Summary and Synthesis

Over the last month I have discovered a lot of things about math that I had never really thought about before. This class has shown me just how willing I was to learn whatever the teacher told me without really thinking about why this math worked. I always just figured as long as I understood the method that the teacher told me to use and got the correct answer than I didn't really have to think about why this worked.
In the last month we had been learning about areas. We started out with simple areas that we already knew, like the rectangle and triangle. We then branched out into more complicated figures. We found ways that we could use what we already knew from these two figures and combine our knowledge for these figures, some of which we did not even know the names of. We were pushed to find how to use our previous knowledge on these new figures. In the end we were able to generate our own formulas to use on figures to find their areas.
One thing that I thought was important about our using this knowledge was that many of us knew the formula for rectangles and triangles already, some people even remembered the formulas for other shapes. So our knowledge was very different from the students that we are going to have to teach in the future. To me this meant that at some point we are going to have to tell students some formulas.
Pick's theorem was an interesting assignment.
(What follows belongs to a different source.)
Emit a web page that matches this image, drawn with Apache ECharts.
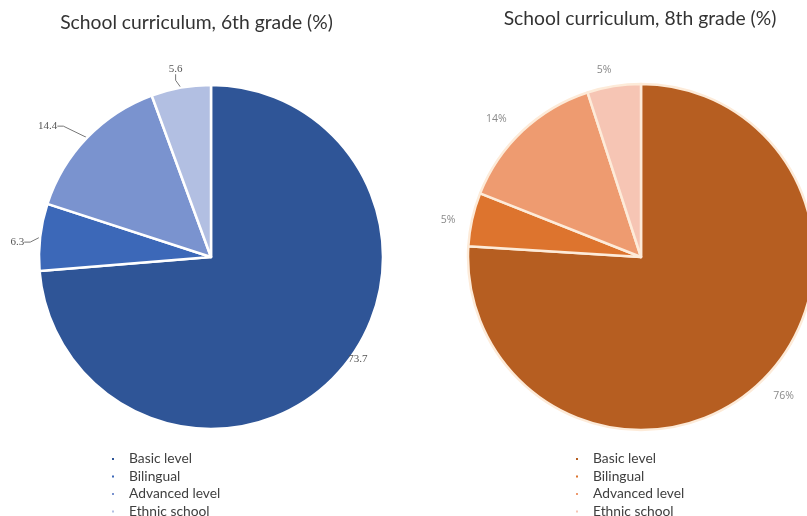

I really struggled to find the relationship between the formulas I was able to find, but once I was able to find the correct connections that they each have I was able to really see how I could apply this formula in other cases.
I really liked the assignment for finding the formula of a quadrilateral. I thought this really helped me to see the process that students would have to go through to understand this information. I also thought that, while at the beginning it was difficult for me, once I just concentrated on it I was able to understand the information and would be able to relate the information to students to help them understand.
Overall, I learned a lot this month. I really think that its really imporant for me to understand these concepts in order to make me a better teacher.